*TASK TO COMPLETE:* Retype the data exactly, from its first line to the line containing "const BOTTOM_Y_TICKS = [24.9, 41.8, 58.7, 78.8];", including both, and skip any picture.

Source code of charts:
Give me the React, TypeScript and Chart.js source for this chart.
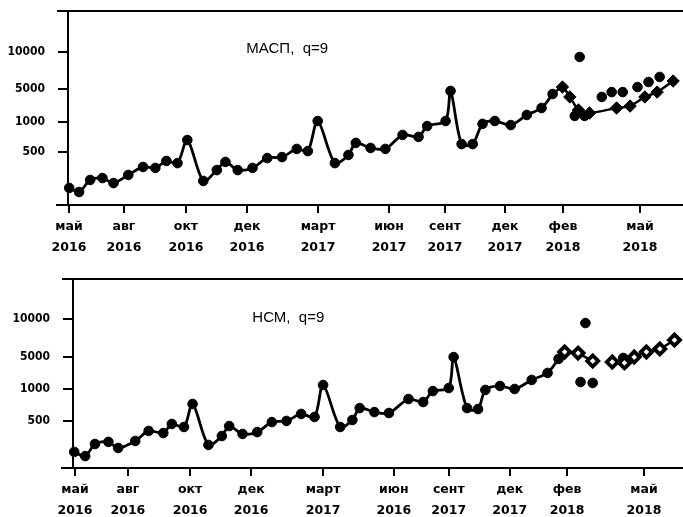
import React, { useEffect, useRef } from "react";
import { Chart, registerables } from "chart.js";

Chart.register(...registerables);

// ---------- axis tick labels ----------
const Y_TICK_LABELS = ["500", "1000", "5000", "10000"];
// positions of the (non-uniform) y tick labels in axis units (0 = x axis, 100 = top frame)
const TOP_Y_TICKS = [27.3, 42.8, 59.8, 78.9];
const BOTTOM_Y_TICKS = [24.9, 41.8, 58.7, 78.8];

const TOP_X_TICKS = [0.08, 4.55, 9.59, 14.55, 20.33, 26.1, 30.65, 35.53, 40.24, 46.5];
const TOP_X_LABELS = [
  ["май", "2016"], ["авг", "2016"], ["окт", "2016"], ["дек", "2016"], ["март", "2017"],
  ["июн", "2017"], ["сент", "2017"], ["дек", "2017"], ["фев", "2018"], ["май", "2018"],
];
const BOTTOM_X_TICKS = [0.16, 4.5, 9.6, 14.6, 20.5, 26.3, 30.8, 35.8, 40.5, 46.8];
const BOTTOM_X_LABELS = [
  ["май", "2016"], ["авг", "2016"], ["окт", "2016"], ["дек", "2016"], ["март", "2017"],
  ["июн", "2016"], ["сент", "2017"], ["дек", "2017"], ["фев", "2018"], ["май", "2018"],
];

const TOP_TITLE = "МАСП,  q=9";
const BOTTOM_TITLE = "НСМ,  q=9";

// ---------- top panel (МАСП) ----------
const TOP_FIT_X = [0.1, 0.9, 1.8, 2.8, 3.7, 4.9, 6.1, 7.1, 8.0, 8.9, 9.7, 11.0, 12.1, 12.8, 13.8, 15.0, 16.2, 17.4, 18.6, 19.5, 20.3, 21.7, 22.8, 23.4, 24.6, 25.8, 27.2, 28.5, 29.2, 30.7, 31.1, 32.0, 32.9, 33.7, 34.7, 36.0, 37.3, 38.5, 39.4];
const TOP_FIT_Y = [8.8, 6.7, 12.9, 13.9, 11.3, 15.5, 19.6, 19.1, 22.7, 21.6, 33.5, 12.4, 18.0, 22.2, 18.0, 19.1, 24.2, 24.7, 28.9, 27.8, 43.3, 21.6, 25.8, 32.0, 29.4, 28.9, 36.1, 35.1, 40.7, 43.3, 58.8, 31.4, 31.4, 41.8, 43.3, 41.2, 46.4, 50.0, 57.2];
const TOP_FORECAST_X = [40.2, 40.8, 41.5, 42.4, 44.6, 45.7, 46.9, 47.9, 49.2];
const TOP_FORECAST_Y = [60.8, 55.7, 49.0, 47.4, 50.0, 51.0, 55.7, 58.2, 63.9];
const TOP_ACTUAL_X = [41.2, 41.6, 42.0, 43.4, 44.2, 45.1, 46.3, 47.2, 48.1];
const TOP_ACTUAL_Y = [45.9, 76.3, 45.9, 55.7, 58.2, 58.2, 60.8, 63.4, 66.0];

// ---------- bottom panel (НСМ) ----------
const BOTTOM_FIT_X = [0.1, 1.0, 1.8, 2.9, 3.7, 5.1, 6.2, 7.4, 8.1, 9.1, 9.8, 11.1, 12.2, 12.8, 13.9, 15.1, 16.3, 17.5, 18.7, 19.8, 20.5, 21.9, 22.9, 23.5, 24.7, 25.9, 27.5, 28.7, 29.5, 30.8, 31.2, 32.3, 33.2, 33.8, 35.0, 36.2, 37.6, 38.9, 39.8];
const BOTTOM_FIT_Y = [8.5, 6.3, 12.7, 13.8, 10.6, 14.3, 19.6, 18.5, 23.3, 21.7, 33.9, 12.2, 16.9, 22.2, 18.0, 19.0, 24.3, 24.9, 28.6, 27.0, 43.9, 21.7, 25.4, 31.7, 29.6, 29.1, 36.5, 34.9, 40.7, 42.3, 58.7, 31.7, 31.2, 41.3, 43.4, 41.8, 46.6, 50.3, 57.7];
const BOTTOM_FORECAST_X = [40.3, 41.4, 42.6, 44.2, 45.2, 46.0, 47.0, 48.1, 49.3];
const BOTTOM_FORECAST_Y = [61.4, 60.8, 56.6, 56.1, 55.6, 58.7, 61.4, 63.0, 67.7];
const BOTTOM_ACTUAL_X = [41.6, 42.0, 42.6, 45.1];
const BOTTOM_ACTUAL_Y = [45.5, 76.7, 45.0, 58.2];

const zip = (xs: number[], ys: number[]) => xs.map((x, i) => ({ x, y: ys[i] }));

interface PanelProps {
  top: number;
  height: number;
  padTop: number;
  yAxisWidth: number;
  xAxisHeight: number;
  yTicks: number[];
  xTicks: number[];
  xLabels: string[][];
  title: string;
  titleX: number;
  titleY: number;
  fitX: number[];
  fitY: number[];
  fcX: number[];
  fcY: number[];
  actX: number[];
  actY: number[];
  hollow: boolean;
  gapAfter: number;
}

function Panel(p: PanelProps) {
  const ref = useRef<HTMLCanvasElement | null>(null);
  useEffect(() => {
    if (!ref.current) return;
    const fit = zip(p.fitX, p.fitY);
    const forecast = [fit[fit.length - 1], ...zip(p.fcX, p.fcY)];
    const actual = zip(p.actX, p.actY);

    const framePlugin = {
      id: "frame",
      afterDraw(chart: any) {
        const { ctx, chartArea } = chart;
        ctx.save();
        ctx.strokeStyle = "#000";
        ctx.lineWidth = 2;
        ctx.beginPath();
        ctx.moveTo(chartArea.left - 11, chartArea.top);
        ctx.lineTo(chartArea.right, chartArea.top);
        ctx.moveTo(chartArea.left - 12, chartArea.bottom);
        ctx.lineTo(chartArea.left, chartArea.bottom);
        ctx.stroke();
        ctx.fillStyle = "#000";
        ctx.font = "15px 'Liberation Sans', Arial, sans-serif";
        ctx.textBaseline = "middle";
        ctx.textAlign = "left";
        const x = chart.scales.x.getPixelForValue(p.titleX);
        const y = chart.scales.y.getPixelForValue(p.titleY);
        ctx.fillText(p.title, x, y);
        ctx.restore();
      },
    };

    const chart = new Chart(ref.current, {
      type: "line",
      data: {
        datasets: [
          {
            data: fit,
            borderColor: "#000",
            backgroundColor: "#000",
            borderWidth: 2.8,
            pointRadius: 4.8,
            pointStyle: "circle",
            pointBorderWidth: 1,
            tension: 0.3,
            clip: false,
          } as any,
          {
            data: forecast,
            borderColor: "#000",
            backgroundColor: p.hollow ? "#fff" : "#000",
            borderWidth: 2.5,
            pointStyle: "rectRot",
            pointRadius: (c: any) => (c.dataIndex === 0 ? 0 : p.hollow ? 5.5 : 6.2),
            pointBorderWidth: p.hollow ? 3.8 : 1,
            tension: 0.2,
            clip: false,
            segment: {
              borderColor: (c: any) => (c.p0DataIndex === p.gapAfter ? "rgba(0,0,0,0)" : "#000"),
            },
          } as any,
          {
            data: actual,
            showLine: false,
            borderColor: "#000",
            backgroundColor: "#000",
            pointRadius: 4.8,
            pointStyle: "circle",
            pointBorderWidth: 1,
            clip: false,
          } as any,
        ],
      },
      options: {
        animation: false,
        responsive: false,
        maintainAspectRatio: false,
        layout: { autoPadding: false, padding: { top: p.padTop, left: 0, right: 0, bottom: 0 } },
        plugins: { legend: { display: false }, tooltip: { enabled: false }, title: { display: false } },
        scales: {
          x: {
            type: "linear",
            min: 0,
            max: 50,
            border: { display: true, color: "#000", width: 2 },
            grid: { display: true, drawOnChartArea: false, drawTicks: true, tickLength: 8, color: "#000", lineWidth: 2 },
            afterBuildTicks: (s: any) => {
              s.ticks = p.xTicks.map((v) => ({ value: v }));
            },
            afterFit: (s: any) => {
              s.height = p.xAxisHeight;
              s.paddingLeft = 0;
              s.paddingRight = 0;
            },
            ticks: {
              autoSkip: false,
              maxRotation: 0,
              minRotation: 0,
              padding: 3,
              color: "#000",
              font: { family: "'DejaVu Sans', sans-serif", size: 12.5, weight: "bold", lineHeight: "21px" } as any,
              callback: (_v: any, i: number) => p.xLabels[i],
            },
          },
          y: {
            type: "linear",
            min: 0,
            max: 100,
            border: { display: true, color: "#000", width: 2 },
            grid: { display: true, drawOnChartArea: false, drawTicks: true, tickLength: 10, color: "#000", lineWidth: 2 },
            afterBuildTicks: (s: any) => {
              s.ticks = p.yTicks.map((v) => ({ value: v }));
            },
            afterFit: (s: any) => {
              s.width = p.yAxisWidth;
              s.paddingTop = 0;
              s.paddingBottom = 0;
            },
            ticks: {
              autoSkip: false,
              padding: 13,
              color: "#000",
              font: { family: "'DejaVu Sans Condensed', 'DejaVu Sans', sans-serif", size: 12, weight: "bold" } as any,
              callback: (_v: any, i: number) => Y_TICK_LABELS[i],
            },
          },
        },
      } as any,
      plugins: [framePlugin],
    });
    return () => chart.destroy();
  }, []);

  return (
    <canvas
      ref={ref}
      width={683}
      height={p.height}
      style={{ position: "absolute", left: 0, top: p.top, width: 683, height: p.height }}
    />
  );
}

export default function App() {
  return (
    <div style={{ position: "absolute", left: 0, top: 0, width: 683, height: 517, background: "#fff", overflow: "hidden" }}>
      <Panel
        top={0}
        height={262}
        padTop={11}
        yAxisWidth={68}
        xAxisHeight={57}
        yTicks={TOP_Y_TICKS}
        xTicks={TOP_X_TICKS}
        xLabels={TOP_X_LABELS}
        title={TOP_TITLE}
        titleX={14.5}
        titleY={80.4}
        fitX={TOP_FIT_X}
        fitY={TOP_FIT_Y}
        fcX={TOP_FORECAST_X}
        fcY={TOP_FORECAST_Y}
        actX={TOP_ACTUAL_X}
        actY={TOP_ACTUAL_Y}
        hollow={false}
        gapAfter={-1}
      />
      <Panel
        top={262}
        height={255}
        padTop={17}
        yAxisWidth={73}
        xAxisHeight={49}
        yTicks={BOTTOM_Y_TICKS}
        xTicks={BOTTOM_X_TICKS}
        xLabels={BOTTOM_X_LABELS}
        title={BOTTOM_TITLE}
        titleX={14.7}
        titleY={79.4}
        fitX={BOTTOM_FIT_X}
        fitY={BOTTOM_FIT_Y}
        fcX={BOTTOM_FORECAST_X}
        fcY={BOTTOM_FORECAST_Y}
        actX={BOTTOM_ACTUAL_X}
        actY={BOTTOM_ACTUAL_Y}
        hollow={true}
        gapAfter={3}
      />
    </div>
  );
}
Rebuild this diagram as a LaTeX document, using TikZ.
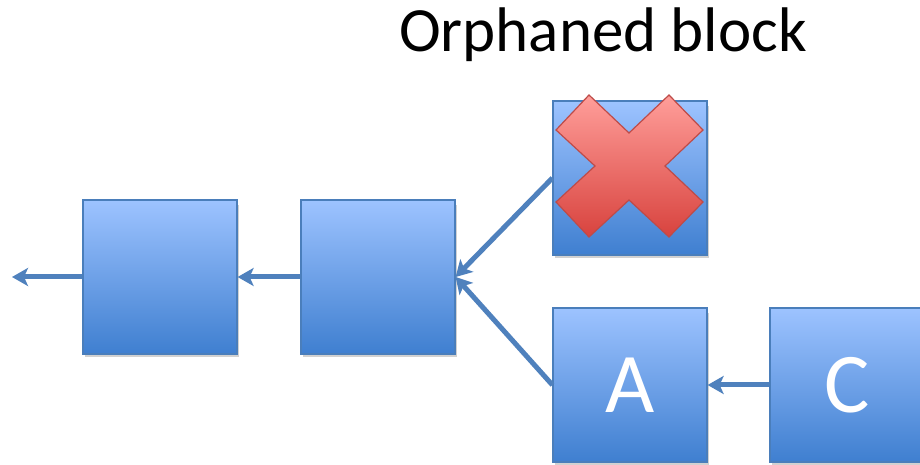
\documentclass[tikz,border=0pt]{standalone}
\usepackage{fontspec}
\setmainfont{Carlito}
\usetikzlibrary{arrows.meta}
\definecolor{boxtop}{HTML}{9DC3FF}
\definecolor{boxbot}{HTML}{3F7FD0}
\definecolor{boxline}{HTML}{4A7EBB}
\definecolor{arrowc}{HTML}{4F81BD}
\definecolor{xtop}{HTML}{FF9E9A}
\definecolor{xbot}{HTML}{D8433E}
\definecolor{xline}{HTML}{BE4B48}
\tikzset{
  block/.style={draw=boxline, line width=1.2pt, top color=boxtop, bottom color=boxbot,
    minimum width=154pt, minimum height=154pt, inner sep=0pt, text=white,
    font=\fontsize{85}{85}\selectfont, anchor=center},
  shadowbox/.style={fill=black, opacity=0.18},
  conn/.style={draw=arrowc, line width=5pt, -{Stealth[length=16pt,width=18pt,inset=4pt]}},
  xmark/.style={draw=xline, line width=1.2pt, top color=xtop, bottom color=xbot}
}
\begin{document}
\begin{tikzpicture}[x=1pt,y=1pt]
\clip (0,0) rectangle (920,465);
\useasboundingbox (0,0) rectangle (920,465);
\fill[white] (0,0) rectangle (920,465);
% shadows
\foreach \cx/\cy in {160/188, 378/188, 630/287, 630/80, 847/80}
  \fill[shadowbox] (\cx-75,\cy-80) rectangle (\cx+79,\cy+72);
\node[block] (b1) at (160,188) {};
\node[block] (b2) at (378,188) {};
\node[block] (orph) at (630,287) {};
\node[block] (a) at (630,80) {A};
\node[block] (c) at (847,80) {C};
\coordinate (out) at (12,188);
\node[font=\fontsize{63}{63}\selectfont] (title) at (603,430) {Orphaned block};
% connectors
\draw[conn] (b1.west) -- (out);
\draw[conn] (b2.west) -- (b1.east);
\draw[conn] (orph.west) -- (b2.east);
\draw[conn] (a.west) -- (b2.east);
\draw[conn] (c.west) -- (a.east);
% red X
\draw[xmark] (556,335) -- (589,370) -- (629,332) -- (669,370) -- (703,335) -- (665,299)
  -- (703,263) -- (669,228) -- (629,265) -- (589,228) -- (556,263) -- (595,299) -- cycle;
\end{tikzpicture}
\end{document}
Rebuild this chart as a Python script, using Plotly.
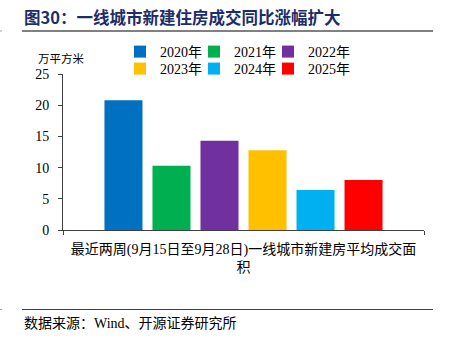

*FINAL ANSWER:*
Give me the React, TypeScript and Chart.js source for this chart.
import React, { useEffect, useRef } from "react";
import { Chart, registerables } from "chart.js";

Chart.register(...registerables);

// ---------- axis tick labels ----------
const Y_TICK_LABELS = ["500", "1000", "5000", "10000"];
// positions of the (non-uniform) y tick labels in axis units (0 = x axis, 100 = top frame)
const TOP_Y_TICKS = [27.3, 42.8, 59.8, 78.9];
const BOTTOM_Y_TICKS = [24.9, 41.8, 58.7, 78.8];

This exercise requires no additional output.